Hands down, my favourite book for helping you understand sourdough is James Morton’s Super Sourdough. He writes clear explanations and delves into the science just enough so that you can understand the process and learn what you may be doing wrong and make adjustments.
Making sourdough bread can seem complicated and scary but James Morton gives you the confidence to tackle it and I promise that once you have practiced a few times and you understand the basics you will be making the most delicious bread ever. Although, I will admit that even after years of sourdough baking and teaching other people how to do it I will have the odd failure. With sourdough it’s just something that the baker learns to accept.

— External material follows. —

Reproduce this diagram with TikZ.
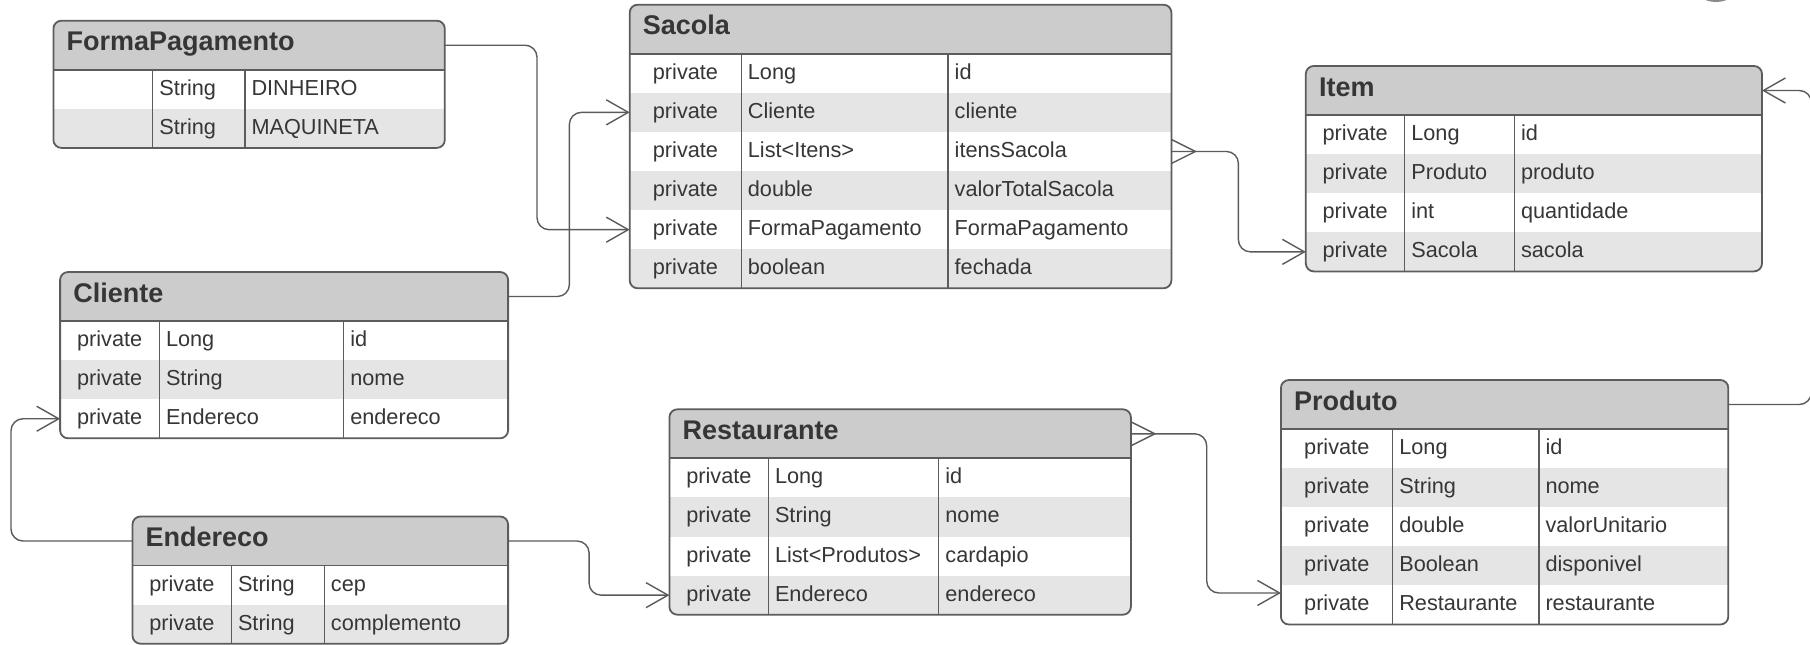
\documentclass[tikz,border=0pt]{standalone}
\usepackage{fontspec}
\setmainfont{Liberation Sans}
\usetikzlibrary{arrows.meta,calc}

\definecolor{headfill}{HTML}{CCCCCC}
\definecolor{stripefill}{HTML}{E5E5E5}
\definecolor{edgecol}{HTML}{5C5C5C}
\definecolor{linecol}{HTML}{5A5A5A}
\definecolor{inkcol}{HTML}{363636}
\definecolor{markcol}{HTML}{8A8A8A}

\tikzset{
  entbox/.style={draw=none, fill=white, rectangle, rounded corners=8pt, inner sep=0pt, outer sep=0pt},
  frame/.style={draw=edgecol, line width=1.8pt, rounded corners=8pt},
  divider/.style={draw=edgecol, line width=1.4pt},
  headrule/.style={draw=edgecol, line width=1.8pt},
  cell/.style={inner sep=0pt, text=inkcol, font=\fontsize{21.7pt}{26pt}\selectfont},
  titletext/.style={inner sep=0pt, text=inkcol, font=\fontsize{27pt}{32pt}\selectfont\bfseries},
  conn/.style={draw=linecol, line width=1.4pt, rounded corners=12pt,
    -{Straight Barb[length=22pt,width=25pt]}},
  footline/.style={draw=linecol, line width=1.4pt},
}

% header height and row height (in px units)
\newcommand\hdrh{49}
\newcommand\rowh{39.1}

% #1 name, #2 left, #3 top, #4 right, #5 first divider, #6 second divider,
% #7 number of rows, #8 title, #9 rows as modifier/type/field
\newcommand\entity[9]{%
  \pgfmathsetmacro\entbot{#3+\hdrh+#7*\rowh}%
  \pgfmathsetmacro\enthb{#3+\hdrh}%
  \pgfmathsetmacro\enthc{#3+\hdrh/2}%
  \node[entbox, anchor=north west, minimum width={(#4-#2)*1pt},
        minimum height={(\entbot-#3)*1pt}] (#1) at (#2,#3) {};
  \coordinate (#1-hw) at (#2,\enthc);
  \coordinate (#1-he) at (#4,\enthc);
  \begin{scope}
    \clip[rounded corners=8pt] (#2,#3) rectangle (#4,\entbot);
    \fill[headfill] (#2,#3) rectangle (#4,\enthb);
    \foreach \va/\vb/\vc [count=\vi] in {#9}{%
      \pgfmathsetmacro\entrt{\enthb+(\vi-1)*\rowh}%
      \pgfmathsetmacro\entrb{\entrt+\rowh}%
      \ifodd\vi\relax\else\fill[stripefill] (#2,\entrt) rectangle (#4,\entrb);\fi
      \node[cell, anchor=base] (#1-a\vi) at ({(#2+#5)/2},{\entrt+25.5}) {\va};
      \node[cell, anchor=base west] (#1-b\vi) at ({#5+6.5},{\entrt+25.5}) {\vb};
      \node[cell, anchor=base west] (#1-c\vi) at ({#6+6.5},{\entrt+25.5}) {\vc};
      \coordinate (#1-w\vi) at (#2,{\entrt+\rowh/2});
      \coordinate (#1-e\vi) at (#4,{\entrt+\rowh/2});
    }
  \end{scope}
  \draw[headrule] (#2,\enthb) -- (#4,\enthb);
  \draw[divider] (#5,\enthb) -- (#5,\entbot);
  \draw[divider] (#6,\enthb) -- (#6,\entbot);
  \draw[frame] (#1.north west) rectangle (#1.south east);
  \node[titletext, anchor=base west] (#1-title) at ({#2+13},{#3+30}) {#8};
}

\begin{document}
\begin{tikzpicture}[x=1pt, y=-1pt]
\useasboundingbox (0,0) rectangle (1810,645);

% small mark cut by the upper edge
\fill[markcol] (1716,-3) ellipse (13 and 5);

\entity{fp}{53.4}{20.7}{444.8}{152.6}{244.8}{2}{FormaPagamento}%
  {/String/DINHEIRO, /String/MAQUINETA}
\entity{sacola}{629.7}{4.7}{1171.4}{741.2}{948}{6}{Sacola}%
  {private/Long/id, private/Cliente/cliente, private/List<Itens>/itensSacola,
   private/double/valorTotalSacola, private/FormaPagamento/FormaPagamento,
   private/boolean/fechada}
\entity{item}{1305.8}{66}{1762}{1404.6}{1514.3}{4}{Item}%
  {private/Long/id, private/Produto/produto, private/int/quantidade,
   private/Sacola/sacola}
\entity{cliente}{60.1}{272}{508.1}{159.3}{343.6}{3}{Cliente}%
  {private/Long/id, private/String/nome, private/Endereco/endereco}
\entity{endereco}{132.5}{516.5}{508.1}{231.3}{324.2}{2}{Endereco}%
  {private/String/cep, private/String/complemento}
\entity{rest}{669.4}{409.3}{1130.9}{768.3}{938.7}{4}{Restaurante}%
  {private/Long/id, private/String/nome, private/List<Produtos>/cardapio,
   private/Endereco/endereco}
\entity{produto}{1280.9}{380}{1728.3}{1392.6}{1538.8}{5}{Produto}%
  {private/Long/id, private/String/nome, private/double/valorUnitario,
   private/Boolean/disponivel, private/Restaurante/restaurante}

% relationships
\draw[conn] (fp-he) -- ++(92.2,0) |- (sacola-w5);
\draw[conn] (cliente-he) -- ++(61.3,0) |- (sacola-w2);
\draw[conn] (sacola-e3) -- ++(67,0) |- (item-w4);
\draw[footline] ($(sacola-e3)+(0,-12)$) -- ($(sacola-e3)+(24,0)$) -- ($(sacola-e3)+(0,12)$);
\draw[conn] (endereco-hw) -- ++(-121.5,0) |- (cliente-w3);
\draw[conn] (endereco-he) -- ++(81,0) |- (rest-w4);
\draw[conn] (rest-he) -- ++(75.8,0) |- ($(produto-w5)+(0,-12)$);
\draw[footline] ($(rest-he)+(0,-12)$) -- ($(rest-he)+(24,0)$) -- ($(rest-he)+(0,12)$);
\draw[conn] (produto-he) -- ++(83,0) |- (item-he);
\end{tikzpicture}
\end{document}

I used to worry that it was just me but after listening to many professional bakers on podcasts all of them will admit the same thing, sometimes the loaf isn’t as good as you hoped, or looks terrible (but will taste good). With sourdough that is part of the challenge – will this loaf be the perfect loaf? And even if you get very, very close to perfection there is always the hope that the next one will be even better.

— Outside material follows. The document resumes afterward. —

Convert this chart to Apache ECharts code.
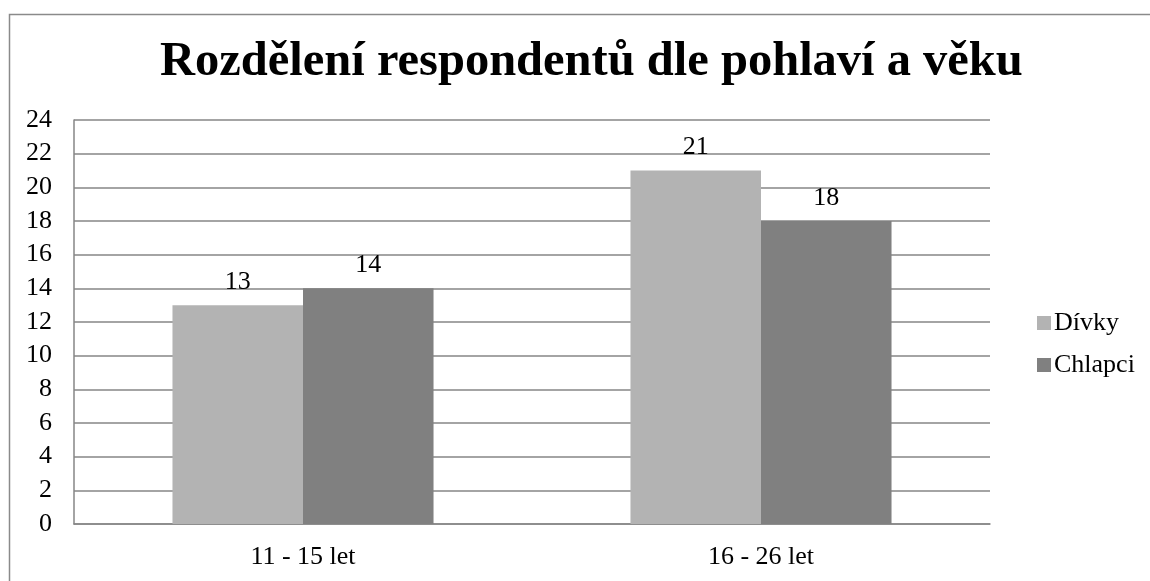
<!DOCTYPE html>
<html>
<head>
<meta charset="utf-8">
<script src="https://cdn.jsdelivr.net/npm/echarts@6/dist/echarts.min.js"></script>
<style>
html,body{margin:0;padding:0;background:#fff;}
#chart{width:1150px;height:581px;}
</style>
</head>
<body>
<div id="chart"></div>
<script>
const titleText = 'Rozdělení respondentů dle pohlaví a věku';
const categories = ['11 - 15 let', '16 - 26 let'];
const seriesNames = ['Dívky', 'Chlapci'];
const divky = [13, 21];
const chlapci = [14, 18];
const yMin = 0, yMax = 24, yStep = 2;

const FONT = '"Liberation Serif", "Times New Roman", serif';
const chart = echarts.init(document.getElementById('chart'), null, {renderer: 'canvas'});
chart.setOption({
  backgroundColor: '#fff',
  animation: false,
  graphic: [{
    type: 'rect', left: 7, top: 12,
    shape: {width: 1300, height: 700},
    style: {fill: 'none', stroke: '#8a8a8a', lineWidth: 1.5},
    silent: true
  }],
  title: {
    text: titleText,
    left: 155,
    top: 33,
    textStyle: {fontFamily: FONT, fontWeight: 'bold', fontSize: 48.5, color: '#000'}
  },
  legend: {
    orient: 'vertical',
    left: 1032,
    top: 305,
    itemWidth: 14,
    itemHeight: 14,
    itemGap: 16,
    icon: 'rect',
    textStyle: {fontFamily: FONT, fontSize: 26, color: '#000', padding: [0, 0, 0, -2]},
    data: seriesNames
  },
  grid: {left: 74, right: 160, top: 120, bottom: 57, containLabel: false},
  xAxis: {
    type: 'category',
    data: categories,
    axisLine: {show: true, lineStyle: {color: '#868686', width: 1.5}},
    axisTick: {show: false},
    axisLabel: {fontFamily: FONT, fontSize: 26, color: '#000', margin: 20}
  },
  yAxis: {
    type: 'value',
    min: yMin, max: yMax, interval: yStep,
    axisLine: {show: true, lineStyle: {color: '#868686', width: 1.5}},
    axisTick: {show: false},
    splitLine: {lineStyle: {color: '#868686', width: 1.5}},
    axisLabel: {fontFamily: FONT, fontSize: 26, color: '#000', margin: 22}
  },
  series: [
    {
      name: seriesNames[0], type: 'bar', data: divky,
      barGap: '0%', barCategoryGap: '43%',
      itemStyle: {color: '#b3b3b3'},
      label: {show: true, position: 'top', distance: 10, fontFamily: FONT, fontSize: 26, color: '#000'}
    },
    {
      name: seriesNames[1], type: 'bar', data: chlapci,
      barGap: '0%', barCategoryGap: '43%',
      itemStyle: {color: '#808080'},
      label: {show: true, position: 'top', distance: 10, fontFamily: FONT, fontSize: 26, color: '#000'}
    }
  ]
});
</script>
</body>
</html>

My second recommendation is Tartine Bread by Chad Robertson.
This one is a classic for a reason. Sometimes professional bakers forget that you are baking at home with a domestic oven. There is a big difference between baking at home and baking in a professional bakery. In Tartine, Chad Robertson recruited home bakers to test his recipe, twiddle it and feedback the results. This means that the recipe (and there are many detailed pages for the basic recipe, 39 pages in fact) works well at home. The instructions, although lengthy, are easy to follow and allow for a consistent result. This book also popularised the use of the dutch oven for home bakers, which, if your budget can stretch to one, I highly recommend (I will be blogging about baking tools soon).
My third recommendation is for The Bread Builders, Hearth Loaves and Masonry Ovens by Daniel Wing and Alan Scott.
Something clicked for me when I read this book. It was like having a lightbulb moment in my head. It doesn’t have the simplicity of James Morton’s book or the detailed instructions of the basic recipe of Chad Robertson but it does go into the science of bread making and really helps you to understand the bread making process and for the bread geek there is the added bonus of a section on masonry oven construction (one day, Kath, one day…). Alan Scott was a hugely influential figure in the Amercian artisan baker movement and Chad Robertson spent time learning his craft with Alan Scott (that’s a young Chad Robertson on the cover).
It’s difficult to choose just three from the array of books on the subject but if I had to, and I have had to for this post, then these would be my three top choices. I will add as a bonus Sarah Owens Sourdough, Recipes for Fermented Breads, Sweets, Savouries and More just because this book will open your eyes to the opportunities for using your sourdough starter in all of your baking including pastry, cakes and biscuits and is just a lovely book to dive into.